Especialista em relações internacionais diz que quem geriu mal o dinheiro público nas missões diplomáticas deve ser responsabilizado. Mas isso não está a acontecer.
Mais uma vez, os críticos voltam a pedir uma investigação às dívidas de Angola. Agora, em particular à dívida das missões diplomáticas angolanas, quando foram já disponibilizados 48 milhões de dólares para a sua liquidação. Na segunda-feira (30.11), a secretária de Estado para o Orçamento e Investimento Público, Aia-Eza da Silva, disse ter ficado surpreendida com as altas dívidas das missões diplomáticas. A governante frisou que “muitas das missões nunca chegaram a justificar na totalidade [os pagamentos], e o dinheiro foi enviado”.
O académico Osvaldo Mboco, especialista em questões internacionais, entende que se deve apurar o que aconteceu ao dinheiro o mais depressa possível.
“Se as missões diplomáticas receberam o dinheiro e não usaram da melhor forma possível o pagamento que o Estado fez, é um caso de investigação e de se culpabilizar quem deve ser culpabilizado.”
Situações como esta “desgastam” a imagem do Estado angolano na arena internacional, acrescenta Mboco: “O país tem de entrar no normal funcionamento e esse tipo de atos [deve] ser combatido a todos os níveis.”
Quem paga as dívidas são os cidadãos
Em 2018, o então ministro da Relações Exteriores, Manuel Augusto, anunciou uma reforma nas representações diplomáticas. Algumas representações foram fechadas e houve redução de pessoal.
Mas, para o académico Osvaldo Mboco, o que se poupou até agora não chega – é preciso aprofundar a reforma nas embaixadas, sobretudo tendo em conta a crise económica e financeira que o país atravessa, agravada com a pandemia da Covid-19.
“É fundamental que se repense uma série de procedimentos que visam melhorar e desafogar aquilo que são as responsabilidades e as despesas do Estado angolano, quer ao nível internacional quer ao nível interno.”
Isto porque, no final, quem paga as dívidas é sempre o cidadão angolano, lembra Cláudio Fortuna, investigador do Centro de Estudos Africanos da Universidade Católica de Angola. “Somos todos nós, é a próxima geração, a geração vindoura que vai herdar um país endividado.
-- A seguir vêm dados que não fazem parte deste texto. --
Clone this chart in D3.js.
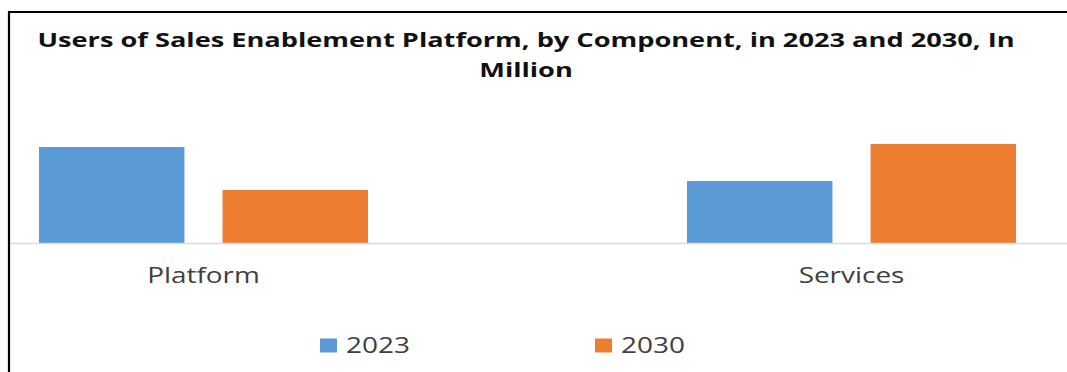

Ou seja, vamos ter um país condenado a ser adiado”, afirma.
Há muito tempo que se pede uma investigação às dívidas angolanas. Os partidos da oposição defenderam, por exemplo, a criação de uma comissão parlamentar de inquérito para esse efeito, sem sucesso.
Em 2018, a então secretária de Estado das Finanças, Vera Daves, disse que cerca de 25% da dívida pública interna correspondia a processos fraudulentos – serviços que nunca foram prestados ao Estado. Mas, dois anos depois da denúncia, o Governo ainda não arrumou a casa e é preciso apurar e responsabilizar quem se beneficiou dessa dívida, comenta o investigador Cláudio Fortuna.
“No primeiro momento, acalentava alguma esperança. Havia uma expetativa de um amanhã diferente, mas o que é facto é que, a meio do percurso, nota-se que há falta de oxigénio para levar a bom porto este processo de responsabilização dos prevaricadores”, conclui.